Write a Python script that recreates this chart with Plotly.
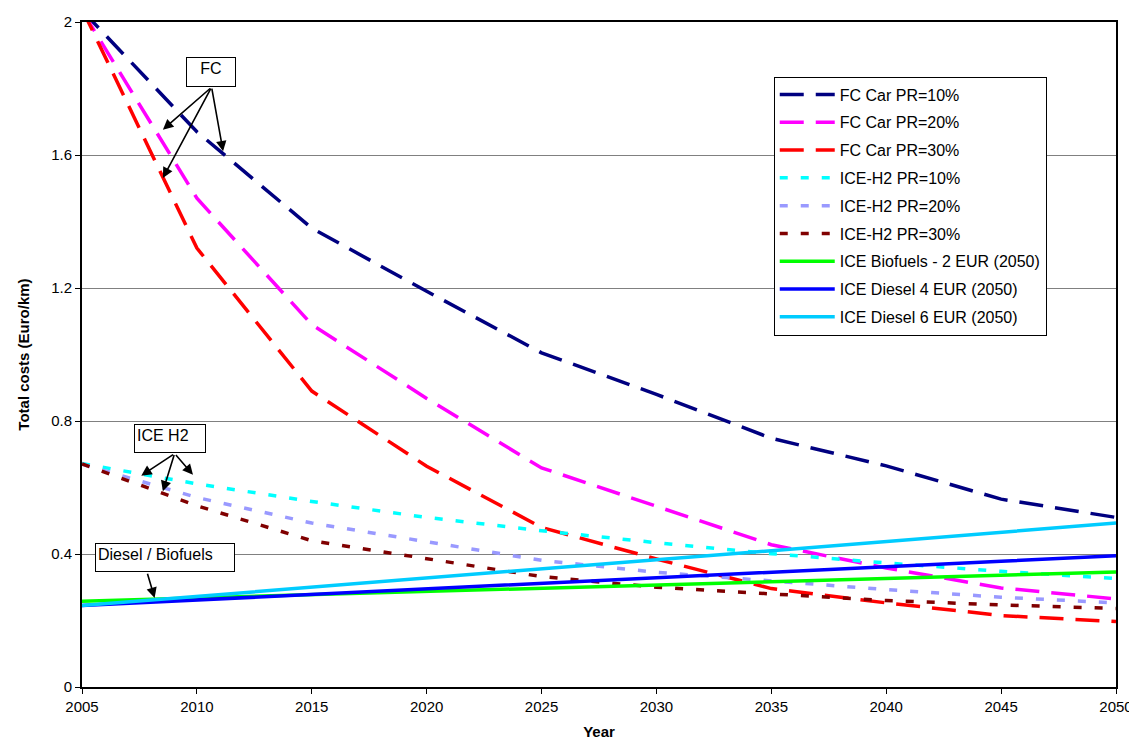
import plotly.graph_objects as go

years = [2005, 2010, 2015, 2020, 2025, 2030, 2035, 2040, 2045, 2050]
fc_pr10 = [2.035, 1.67, 1.38, 1.19, 1.005, 0.88, 0.748, 0.665, 0.565, 0.51]
fc_pr20 = [2.034, 1.47, 1.09, 0.868, 0.659, 0.543, 0.428, 0.358, 0.298, 0.265]
fc_pr30 = [2.04, 1.32, 0.89, 0.664, 0.48, 0.385, 0.296, 0.253, 0.215, 0.197]
ice_pr10 = [0.672, 0.611, 0.558, 0.51, 0.47, 0.434, 0.401, 0.373, 0.348, 0.326]
ice_pr20 = [0.67, 0.57, 0.493, 0.437, 0.381, 0.345, 0.318, 0.293, 0.27, 0.253]
ice_pr30 = [0.671, 0.545, 0.44, 0.386, 0.332, 0.30, 0.279, 0.26, 0.247, 0.236]
ice_bio = [0.258, 0.268, 0.278, 0.287, 0.297, 0.307, 0.317, 0.327, 0.336, 0.346]
ice_diesel4 = [0.245, 0.262, 0.278, 0.295, 0.312, 0.328, 0.345, 0.362, 0.378, 0.395]
ice_diesel6 = [0.245, 0.273, 0.300, 0.328, 0.355, 0.383, 0.410, 0.438, 0.466, 0.493]

series_names = ["FC Car PR=10%", "FC Car PR=20%", "FC Car PR=30%",
                "ICE-H2 PR=10%", "ICE-H2 PR=20%", "ICE-H2 PR=30%",
                "ICE Biofuels - 2 EUR (2050)", "ICE Diesel 4 EUR (2050)",
                "ICE Diesel 6 EUR (2050)"]
series_values = [fc_pr10, fc_pr20, fc_pr30, ice_pr10, ice_pr20, ice_pr30,
                 ice_bio, ice_diesel4, ice_diesel6]
colors = ["#000080", "#FF00FF", "#FF0000", "#00FFFF", "#9999FF", "#800000",
          "#00FF00", "#0000FF", "#00CCFF"]
dashes = ["24px,12px"] * 3 + ["8px,13px"] * 3 + ["solid"] * 3

y_ticks = [0, 0.4, 0.8, 1.2, 1.6, 2]
y_ticktext = ["0", "0.4", "0.8", "1.2", "1.6", "2"]
x_ticks = [2005, 2010, 2015, 2020, 2025, 2030, 2035, 2040, 2045, 2050]

FONT = "Liberation Sans, Arial, sans-serif"

fig = go.Figure()
for i, (name, vals, col, dsh) in enumerate(zip(series_names, series_values, colors, dashes)):
    fig.add_trace(go.Scatter(
        x=years, y=vals, mode="lines", name=name,
        line=dict(color=col, width=3.5, dash=dsh),
        legendgroup="g%d" % i,
    ))

# Label boxes
boxes = [
    dict(x=2010.63, y=1.85, text="FC", width=44, height=24, align="center"),
    dict(x=2008.82, y=0.746, text="ICE H2", width=66, height=23, align="left"),
    dict(x=2008.6, y=0.390, text="Diesel / Biofuels", width=134, height=23, align="left"),
]
for b in boxes:
    fig.add_annotation(x=b["x"], y=b["y"], xref="x", yref="y", text=b["text"],
                       showarrow=False, width=b["width"], height=b["height"],
                       align=b["align"], valign="top",
                       font=dict(family=FONT, size=16, color="black"),
                       bgcolor="white", bordercolor="black", borderwidth=1, borderpad=2)

# Arrows (head, tail)
arrows = [
    ((2008.52, 1.676), (2010.64, 1.804)),
    ((2008.52, 1.531), (2010.64, 1.804)),
    ((2011.14, 1.611), (2010.64, 1.804)),
    ((2007.58, 0.6355), (2009.03, 0.702)),
    ((2008.52, 0.5886), (2009.03, 0.702)),
    ((2009.83, 0.6385), (2009.03, 0.702)),
    ((2008.16, 0.268), (2007.83, 0.345)),
]
for (hx, hy), (tx, ty) in arrows:
    fig.add_annotation(x=hx, y=hy, xref="x", yref="y", ax=tx, ay=ty,
                       axref="x", ayref="y", text="", showarrow=True,
                       arrowhead=2, arrowsize=1.3, arrowwidth=1.6,
                       arrowcolor="black", standoff=0, startstandoff=0)

fig.update_layout(
    width=1137, height=740,
    margin=dict(l=74, r=29, t=14, b=61, autoexpand=False),
    paper_bgcolor="white", plot_bgcolor="white",
    font=dict(family=FONT, size=15, color="black"),
    showlegend=True,
    legend=dict(x=0.669, y=0.918, xanchor="left", yanchor="top",
                bordercolor="black", borderwidth=1, bgcolor="white",
                font=dict(family=FONT, size=16, color="black"),
                traceorder="grouped", tracegroupgap=4, itemwidth=55),
    xaxis=dict(range=[2005, 2050], tickvals=x_ticks, ticks="outside", ticklen=5,
               tickcolor="black", showgrid=False, zeroline=False, automargin=False,
               showline=True, linecolor="black", linewidth=2, mirror=True,
               tickfont=dict(family=FONT, size=15),
               title=dict(text="<b>Year</b>", font=dict(family=FONT, size=15), standoff=12)),
    yaxis=dict(range=[0, 2], tickvals=y_ticks, ticktext=y_ticktext, ticks="outside",
               ticklen=5, tickcolor="black", showgrid=True, gridcolor="#808080",
               gridwidth=1, zeroline=False, automargin=False,
               showline=True, linecolor="black", linewidth=2, mirror=True,
               tickfont=dict(family=FONT, size=15),
               title=dict(text="<b>Total costs (Euro/km)</b>", font=dict(family=FONT, size=15), standoff=18)),
)

fig.write_html("out.html")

===

Return only the lines from the start of the data through the line that contains "import plotly.graph_objects as go", please, copying them exactly and omitting all pictures.

Written answer =
Write a Python script that recreates this chart with Plotly.
import plotly.graph_objects as go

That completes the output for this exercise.